En Grèce ancienne, le travail de la laine (et des autres matériaux servant à la fabrication des textiles) est spécifiquement féminin. Lorsqu'une femme travaillait, elle travaillait la laine et son attribut était la quenouille. Rencontrée dans l'Odyssée, Hélène est en train de filer. Platon fera du tissage « art d'entrelacer la chaine et la trame », une pensée du politique ou la cité idéale unira les citoyens en un tissage parfait.

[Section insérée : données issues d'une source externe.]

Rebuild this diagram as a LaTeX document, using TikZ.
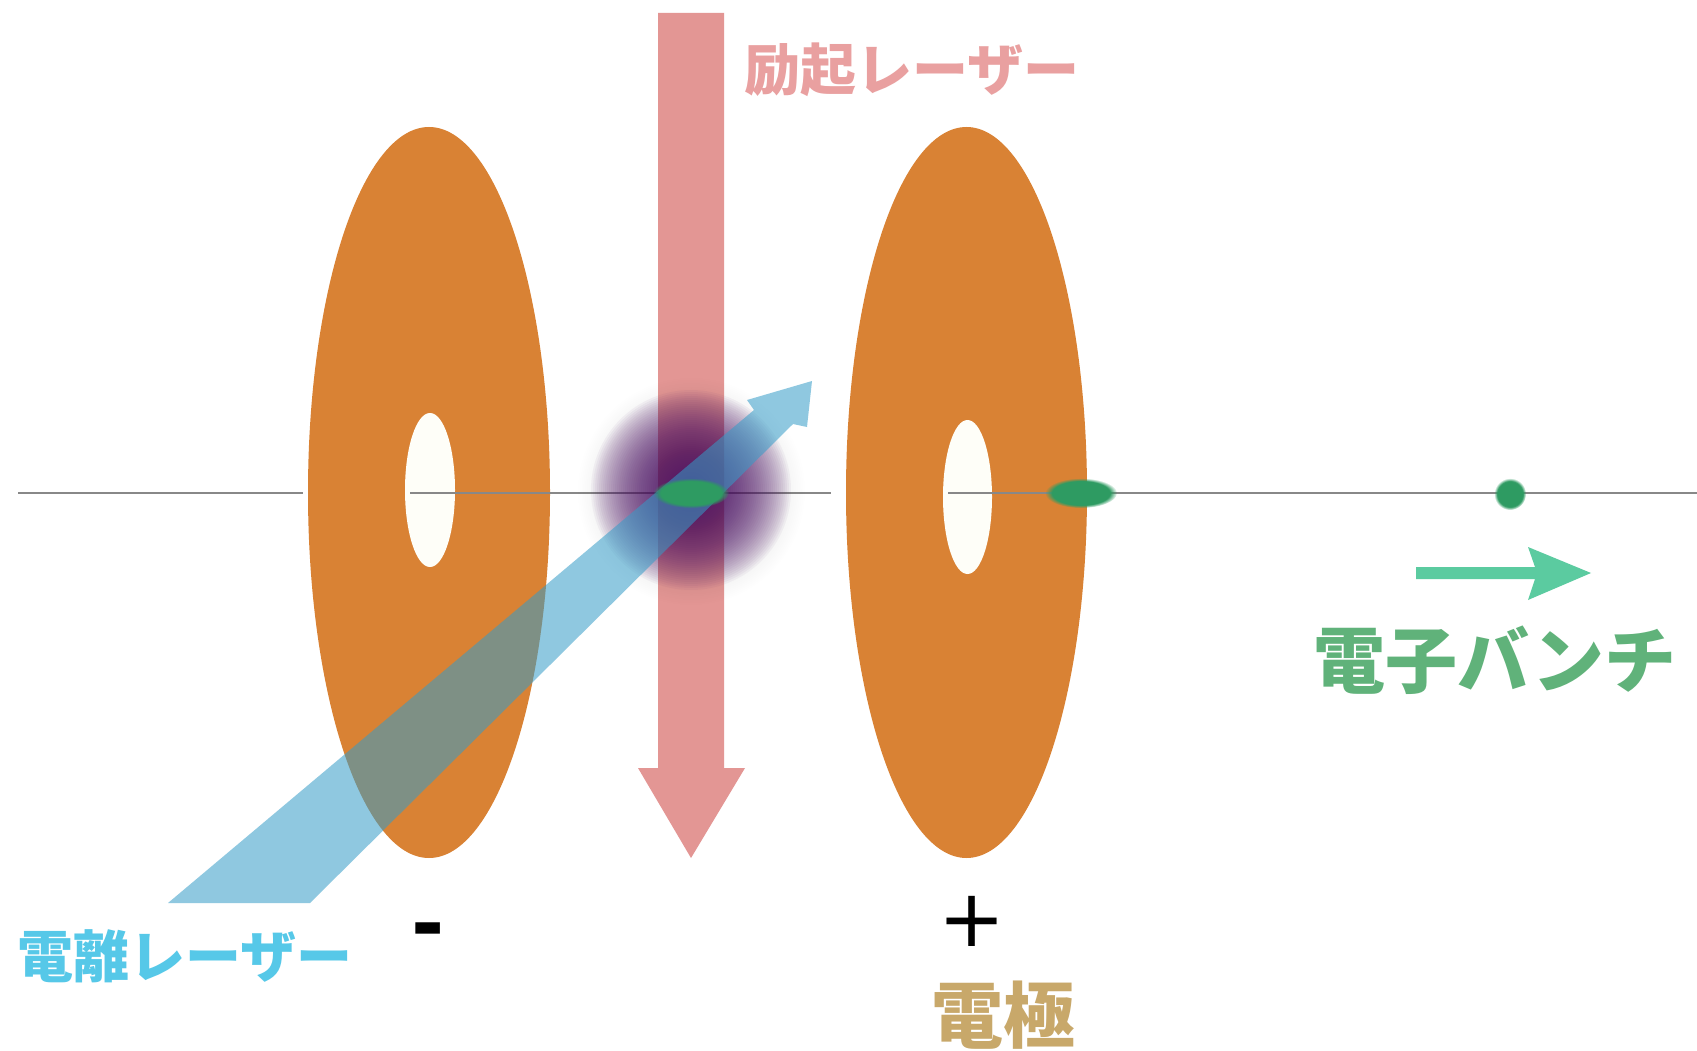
\documentclass[tikz,border=0pt]{standalone}
\usepackage{fontspec}
\newfontfamily\cjk{Noto Sans CJK JP}
\newfontfamily\signfont{DejaVu Sans}
\usetikzlibrary{fadings}

\definecolor{electrode}{HTML}{D98234}
\definecolor{holewhite}{HTML}{FEFEF8}
\definecolor{axisgray}{HTML}{888888}
\definecolor{pumppink}{HTML}{E39694}
\definecolor{pumptext}{HTML}{E9A0A0}
\definecolor{ionblue}{RGB}{52,156,200}
\definecolor{iontext}{HTML}{56C8E8}
\definecolor{glowpurple}{RGB}{75,15,100}
\definecolor{bunchgreen}{RGB}{46,155,98}
\definecolor{arrowgreen}{RGB}{91,203,160}
\definecolor{bunchtext}{RGB}{96,178,122}
\definecolor{electext}{RGB}{200,168,106}

\begin{document}
\begin{tikzpicture}[x=1pt,y=-1pt,
  captext/.style={inner sep=0pt, font=\cjk\bfseries},
  axis/.style={draw=axisgray, line width=2.8pt},
  softblob/.style={path fading=circle with fuzzy edge 20 percent},
]
\useasboundingbox (0,0) rectangle (1697,1051);
\fill[white] (0,0) rectangle (1697,1051);

% electrodes with their central apertures
\fill[electrode] (429,492.5) ellipse [x radius=121, y radius=365.5];
\fill[electrode] (966.5,492.5) ellipse [x radius=120.5, y radius=365.5];
\fill[holewhite] (430,490) ellipse [x radius=25, y radius=77];
\fill[holewhite] (967.5,497) ellipse [x radius=24.5, y radius=77];

% beam axis
\draw[axis] (18,493) -- (303,493);
\draw[axis] (410,493) -- (831,493);
\draw[axis] (948,493) -- (1697,493);

% excitation laser (downward arrow)
\fill[pumppink] (658,13) -- (724,13) -- (724,768) -- (745,768) -- (691,858)
  -- (638,768) -- (658,768) -- cycle;

% excited atom cloud: faint halo, then many stacked translucent discs
\fill[black, opacity=0.05, softblob] (691,491) circle (114);
\foreach \r in {2,4,...,100}
  \fill[glowpurple, opacity=0.045] (691,490) circle (\r);

% ionisation laser (diagonal arrow)
\fill[ionblue, fill opacity=0.55] (168,903) -- (310,903) -- (793,424) -- (807,427)
  -- (812,381) -- (747,400) -- (754,410) -- cycle;

% electron bunches
\fill[bunchgreen, softblob] (691,493) ellipse [x radius=38, y radius=15];
\fill[bunchgreen, softblob] (1081,493) ellipse [x radius=36, y radius=15];
\fill[bunchgreen, softblob] (1510,494) circle (16);

% direction of the bunch
\fill[arrowgreen] (1416,567) -- (1535,567) -- (1528,547) -- (1591,573)
  -- (1528,600) -- (1535,579) -- (1416,579) -- cycle;

% labels
\node[captext, text=pumptext, font=\cjk\bfseries\fontsize{56}{60}\selectfont] (pumplabel) at (912,70) {励起レーザー};
\node[captext, text=iontext, font=\cjk\bfseries\fontsize{56}{60}\selectfont] (ionlabel) at (185,956) {電離レーザー};
\node[captext, text=bunchtext, font=\cjk\bfseries\fontsize{72}{76}\selectfont] (bunchlabel) at (1495,660) {電子バンチ};
\node[captext, text=electext, font=\cjk\bfseries\fontsize{72}{76}\selectfont] (eleclabel) at (1003,1015) {電極};
\node[inner sep=0pt, font=\signfont\bfseries\fontsize{80}{84}\selectfont] (minus) at (428,937) {-};
\node[inner sep=0pt, font=\signfont\fontsize{80}{84}\selectfont] (plus) at (972,921) {+};
\end{tikzpicture}
\end{document}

« La subtilité passe sous la toile. Telle figure paraît, devant, une forêt de nœuds la conditionne, derrière. On dirait, déjà, quelque élément d'ordinateur…La subtilité enchevêtre la trame et la chaîne, l'une sur l'autre ou en dessous d'elle, haute ou basse lisse. L'entrelacs désigne une situation analogue, plus subtile encore. Pouvons-nous placer un troisième lacet entre les deux fils, où le faire passer? Dessous, dessus, à côté, que signifie ce côté? »

«  Avant de courir aux choses infinies ou d'appeler le temps au secours pour pouvoir penser l'accumulation dense, il convient de revenir à la situation d'insertion ou de milieu. En effet, le troisième, à quelque échelon de la suite, a son gisement au milieu des deux précédents. Cette situation intercalaire dépend de plusieurs contraintes. Où placer le troisième grain, entre les deux ou au milieu d'eux? Va-t-on placer un fil entre les deux éléments ou un plan ? Quelle inclinaison donnera-t-on à ce plan ? Va-t-on simplement penser entre eux un espace ? On peut, dès lors, ou aligner sur le fil une série finie ou infinie de grains nouveaux, ou en remplir peu à peu ledit plan, ou en saturer ledit espace, etc. Autrement dit : la situation « entre » décrit une suite alignée sur un segment droit séparant les grains, ou ensemence l'espace où ils sont plongés tous les deux. Précisons encore : cette situation déploie aussi et surtout une grande multiplicité ou variété de chemins ou de voies traversant ce fil ou cet espace. En effet, à chaque échelon où se pose à nouveau la question, le choix de la situation intercalaire du nouveau grain peut avoir lieu dans une dimension différente. Toutes les femmes savent cela, les cousettes, les fileuses, les tricoteuses ou tisserandes: tantôt dessus, tantôt dessous, etc. Aucun des chemins obtenus ainsi ne court droit, aucun ne demeure dans la même dimension, tous se tordent, gauches. Comme beaucoup de ganses et boucles se ploient ensemble là, un entrelacs inextricable se présente. Que la métrique s'efface et sa raideur, confondue si souvent avec la rigueur, et la distinction se distingue de la distance, et le nombre des chemins d'ici là-bas croît inexorablement, et se chevauchent les voies. Le corps muni de ses centaines de degrés de liberté vivait souplement, vit toujours cette situation avant que la topologie nous la réapprenne, ou nous apprenne une rigueur autre que celle d'un automate en bois. Qui ne voit immédiatement qu'un nœud au sens courant se forme là : dès que se présente un espace-entre. Or il se présente dans la discrétion comme dans la continuité, et plus dans la première que dans la seconde. Le séparé se nouerait donc mieux que l'inséparable »Michel Serres Op.Cité


A l'instar de l'artisanat que symbolise Dédale, l'art féminin est donc affaire de Métis, de cette intelligence rusée et d'habileté technique que matérialisera également Pénélope et qui fait qu'une simple pelote de fil triomphera des obstacles du labyrinthe. Celui-ci, d'ailleurs, selon Virgile, est « un parcours tissé de parois aveugles ». Le fil rend intelligible le parcours qu'il dessine. Plutarque marque sa relation avec la connaissance du labyrinthe par l'étymologie. Le verbe melissein qui désigne le déroulement de la bobine, renvoie à « faire tourner, (d'où le mot hélice), le mouvement du fuseau et du préverbe ana-, «  en arrière, en remontant ». « Enrouler à rebours », c'est dérouler, et ce verbe s'applique aussi au déroulement d'un rouleau manuscrit. Par extension, il signifie « lire » et « expliquer ». Dérouler le fil, c'est donc « expliquer » le Labyrinthe.